§ **WHAT NEEDS TO BE DONE**
Retype the opening lines of the data exactly, stopping after the line that contains "import * as d3 from 'd3';". Skip every picture.

Charts and diagrams as code:
>> Begin

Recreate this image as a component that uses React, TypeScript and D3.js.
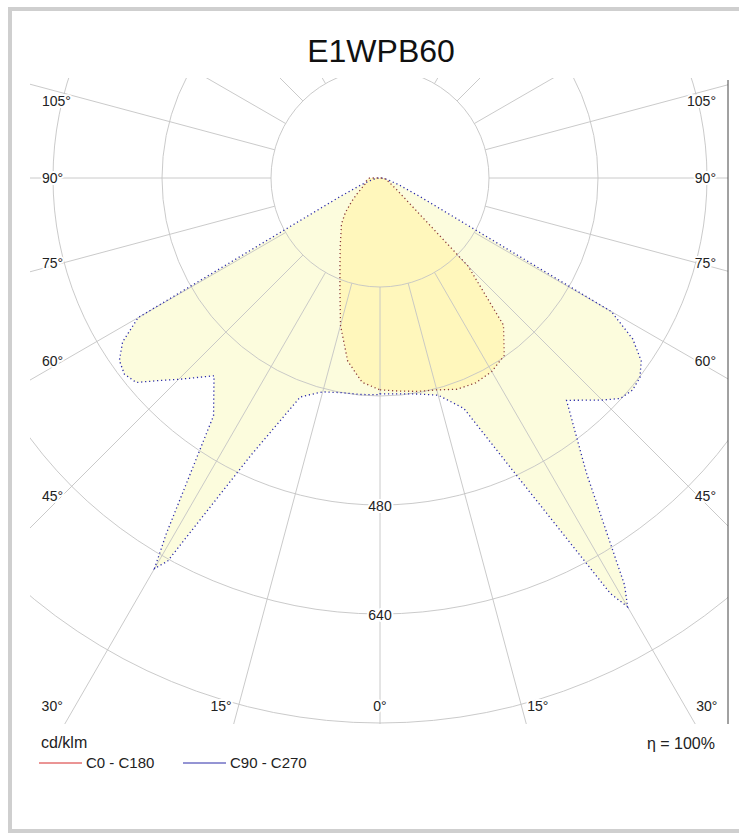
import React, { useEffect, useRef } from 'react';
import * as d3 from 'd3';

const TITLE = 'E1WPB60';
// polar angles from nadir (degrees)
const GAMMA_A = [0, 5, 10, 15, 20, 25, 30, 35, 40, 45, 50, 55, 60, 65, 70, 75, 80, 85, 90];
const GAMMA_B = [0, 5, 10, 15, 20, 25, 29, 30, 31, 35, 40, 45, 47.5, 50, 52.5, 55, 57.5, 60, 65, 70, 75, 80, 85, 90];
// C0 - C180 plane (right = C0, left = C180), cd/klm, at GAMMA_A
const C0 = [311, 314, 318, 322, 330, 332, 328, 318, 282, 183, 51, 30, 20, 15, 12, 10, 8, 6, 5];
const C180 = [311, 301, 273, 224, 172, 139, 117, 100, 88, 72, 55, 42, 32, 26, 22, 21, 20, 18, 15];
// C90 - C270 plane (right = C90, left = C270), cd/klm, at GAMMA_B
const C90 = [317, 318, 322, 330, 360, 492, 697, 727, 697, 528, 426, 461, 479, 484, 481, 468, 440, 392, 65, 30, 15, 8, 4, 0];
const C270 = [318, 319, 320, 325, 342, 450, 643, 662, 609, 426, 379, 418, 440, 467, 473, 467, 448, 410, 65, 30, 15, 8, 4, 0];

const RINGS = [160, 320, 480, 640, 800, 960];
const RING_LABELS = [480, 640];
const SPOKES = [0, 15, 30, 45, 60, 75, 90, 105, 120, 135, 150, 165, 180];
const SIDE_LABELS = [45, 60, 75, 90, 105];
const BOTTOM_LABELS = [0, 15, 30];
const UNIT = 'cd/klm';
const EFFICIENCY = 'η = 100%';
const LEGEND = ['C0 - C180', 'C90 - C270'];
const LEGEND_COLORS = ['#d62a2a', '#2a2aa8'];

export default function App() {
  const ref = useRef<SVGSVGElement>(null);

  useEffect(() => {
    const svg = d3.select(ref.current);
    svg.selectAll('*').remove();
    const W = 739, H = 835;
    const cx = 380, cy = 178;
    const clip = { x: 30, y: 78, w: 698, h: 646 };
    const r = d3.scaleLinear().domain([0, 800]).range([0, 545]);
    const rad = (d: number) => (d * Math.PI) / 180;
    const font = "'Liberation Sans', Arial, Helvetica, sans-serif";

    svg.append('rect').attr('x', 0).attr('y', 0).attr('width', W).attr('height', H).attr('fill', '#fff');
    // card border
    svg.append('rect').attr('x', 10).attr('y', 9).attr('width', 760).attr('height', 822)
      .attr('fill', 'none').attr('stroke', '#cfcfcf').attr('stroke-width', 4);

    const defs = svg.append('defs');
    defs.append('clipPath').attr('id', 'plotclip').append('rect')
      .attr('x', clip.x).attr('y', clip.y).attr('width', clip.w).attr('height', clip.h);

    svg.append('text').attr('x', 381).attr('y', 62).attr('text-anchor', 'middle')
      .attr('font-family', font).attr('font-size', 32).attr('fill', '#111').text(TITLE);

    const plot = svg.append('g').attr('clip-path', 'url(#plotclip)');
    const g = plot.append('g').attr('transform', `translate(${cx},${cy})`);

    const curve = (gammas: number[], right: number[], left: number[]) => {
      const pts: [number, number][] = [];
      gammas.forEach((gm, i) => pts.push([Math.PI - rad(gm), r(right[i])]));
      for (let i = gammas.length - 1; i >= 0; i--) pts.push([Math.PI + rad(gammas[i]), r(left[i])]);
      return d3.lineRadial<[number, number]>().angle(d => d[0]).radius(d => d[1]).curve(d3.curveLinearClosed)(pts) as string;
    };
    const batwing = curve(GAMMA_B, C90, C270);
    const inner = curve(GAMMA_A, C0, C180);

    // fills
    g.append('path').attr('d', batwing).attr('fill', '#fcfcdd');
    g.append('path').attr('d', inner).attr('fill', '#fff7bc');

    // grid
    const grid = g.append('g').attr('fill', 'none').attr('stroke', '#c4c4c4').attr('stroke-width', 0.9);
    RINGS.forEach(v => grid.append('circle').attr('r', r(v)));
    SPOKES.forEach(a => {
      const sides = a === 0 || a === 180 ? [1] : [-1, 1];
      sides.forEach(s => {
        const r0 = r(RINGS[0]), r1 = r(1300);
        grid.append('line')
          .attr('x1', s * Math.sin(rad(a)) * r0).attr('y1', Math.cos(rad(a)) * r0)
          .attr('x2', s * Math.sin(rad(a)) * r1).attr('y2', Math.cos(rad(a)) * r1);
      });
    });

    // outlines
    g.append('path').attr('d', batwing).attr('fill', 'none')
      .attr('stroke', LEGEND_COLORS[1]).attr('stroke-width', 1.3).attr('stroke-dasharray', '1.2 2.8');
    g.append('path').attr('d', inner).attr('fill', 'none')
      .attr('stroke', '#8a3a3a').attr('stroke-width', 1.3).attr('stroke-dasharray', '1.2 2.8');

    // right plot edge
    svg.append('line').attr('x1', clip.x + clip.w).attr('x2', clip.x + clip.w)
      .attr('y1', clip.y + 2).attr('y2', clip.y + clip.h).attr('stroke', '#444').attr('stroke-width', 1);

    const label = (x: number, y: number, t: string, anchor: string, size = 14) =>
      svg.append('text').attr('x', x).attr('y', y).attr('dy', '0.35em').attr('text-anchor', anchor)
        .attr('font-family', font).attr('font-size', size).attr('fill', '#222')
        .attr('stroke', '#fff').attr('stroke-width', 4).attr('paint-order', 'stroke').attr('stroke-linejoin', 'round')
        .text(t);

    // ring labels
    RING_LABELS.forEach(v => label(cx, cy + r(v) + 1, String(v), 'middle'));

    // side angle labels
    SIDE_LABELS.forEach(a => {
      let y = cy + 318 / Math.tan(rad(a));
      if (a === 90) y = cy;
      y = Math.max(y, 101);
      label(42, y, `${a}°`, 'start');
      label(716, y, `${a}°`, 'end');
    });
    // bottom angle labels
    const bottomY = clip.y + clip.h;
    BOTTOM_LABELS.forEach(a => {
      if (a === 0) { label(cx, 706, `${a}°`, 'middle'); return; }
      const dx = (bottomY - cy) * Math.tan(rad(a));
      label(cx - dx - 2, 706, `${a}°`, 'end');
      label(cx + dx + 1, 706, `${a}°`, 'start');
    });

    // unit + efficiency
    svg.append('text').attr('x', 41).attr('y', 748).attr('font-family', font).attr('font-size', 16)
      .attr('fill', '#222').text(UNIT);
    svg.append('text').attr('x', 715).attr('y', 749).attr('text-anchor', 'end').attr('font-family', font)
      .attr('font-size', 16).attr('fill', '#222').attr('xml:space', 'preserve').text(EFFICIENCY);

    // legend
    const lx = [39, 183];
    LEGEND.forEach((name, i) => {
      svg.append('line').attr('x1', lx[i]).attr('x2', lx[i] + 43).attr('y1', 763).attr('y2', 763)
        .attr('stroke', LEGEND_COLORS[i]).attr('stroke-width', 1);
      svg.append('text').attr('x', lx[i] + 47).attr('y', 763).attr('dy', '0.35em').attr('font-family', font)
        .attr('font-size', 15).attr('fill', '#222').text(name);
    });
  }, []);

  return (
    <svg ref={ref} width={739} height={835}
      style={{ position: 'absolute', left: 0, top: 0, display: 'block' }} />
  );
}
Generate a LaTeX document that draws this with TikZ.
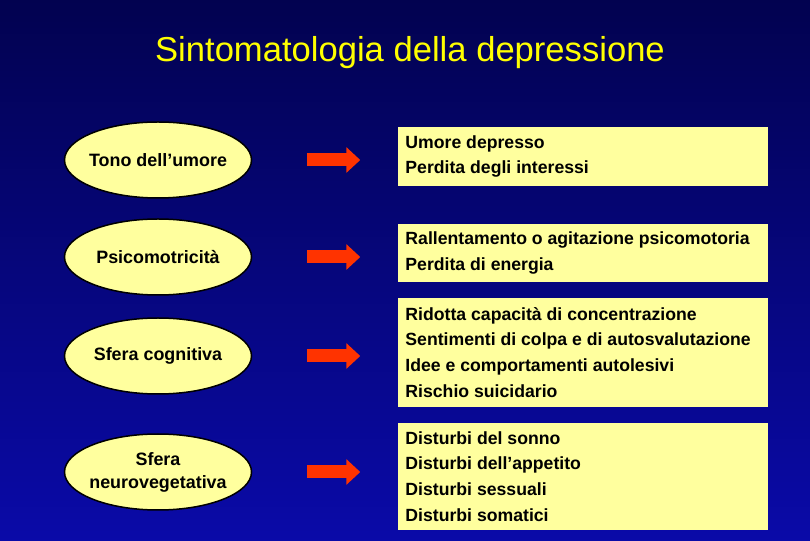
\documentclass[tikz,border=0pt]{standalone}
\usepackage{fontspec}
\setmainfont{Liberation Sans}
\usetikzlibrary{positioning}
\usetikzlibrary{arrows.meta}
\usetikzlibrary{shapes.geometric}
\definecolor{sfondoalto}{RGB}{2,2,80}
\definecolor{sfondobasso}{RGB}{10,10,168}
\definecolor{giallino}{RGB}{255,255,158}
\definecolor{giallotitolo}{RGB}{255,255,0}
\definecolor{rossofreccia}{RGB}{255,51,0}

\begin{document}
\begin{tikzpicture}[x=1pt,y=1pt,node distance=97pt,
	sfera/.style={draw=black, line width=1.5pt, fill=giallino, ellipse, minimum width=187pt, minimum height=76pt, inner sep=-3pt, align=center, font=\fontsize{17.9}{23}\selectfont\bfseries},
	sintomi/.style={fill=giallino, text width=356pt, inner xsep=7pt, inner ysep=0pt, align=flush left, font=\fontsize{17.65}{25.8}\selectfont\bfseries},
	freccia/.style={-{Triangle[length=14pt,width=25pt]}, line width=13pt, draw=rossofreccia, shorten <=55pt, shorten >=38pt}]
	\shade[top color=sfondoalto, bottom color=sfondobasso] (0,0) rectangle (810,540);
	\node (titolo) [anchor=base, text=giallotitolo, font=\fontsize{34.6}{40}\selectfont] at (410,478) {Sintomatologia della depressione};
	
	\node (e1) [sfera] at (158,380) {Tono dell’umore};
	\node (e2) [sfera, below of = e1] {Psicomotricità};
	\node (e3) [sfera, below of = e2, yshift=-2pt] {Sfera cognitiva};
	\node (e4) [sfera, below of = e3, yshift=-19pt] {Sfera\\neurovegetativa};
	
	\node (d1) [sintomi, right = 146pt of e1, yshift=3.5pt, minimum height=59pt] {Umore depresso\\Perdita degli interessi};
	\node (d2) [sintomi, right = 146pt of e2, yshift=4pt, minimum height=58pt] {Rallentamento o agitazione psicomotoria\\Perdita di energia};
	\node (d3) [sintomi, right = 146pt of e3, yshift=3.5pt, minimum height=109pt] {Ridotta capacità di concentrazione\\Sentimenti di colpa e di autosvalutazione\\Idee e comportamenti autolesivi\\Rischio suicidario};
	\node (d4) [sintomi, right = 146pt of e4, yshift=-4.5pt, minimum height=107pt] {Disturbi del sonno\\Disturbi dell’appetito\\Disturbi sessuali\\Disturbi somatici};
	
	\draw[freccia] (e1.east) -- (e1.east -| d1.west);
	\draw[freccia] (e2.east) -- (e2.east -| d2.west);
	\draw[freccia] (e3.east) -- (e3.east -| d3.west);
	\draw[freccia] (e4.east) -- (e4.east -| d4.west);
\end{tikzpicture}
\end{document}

>> End

§ **FINAL RESULT**
Recreate this image as a component that uses React, TypeScript and D3.js.
import React, { useEffect, useRef } from 'react';
import * as d3 from 'd3';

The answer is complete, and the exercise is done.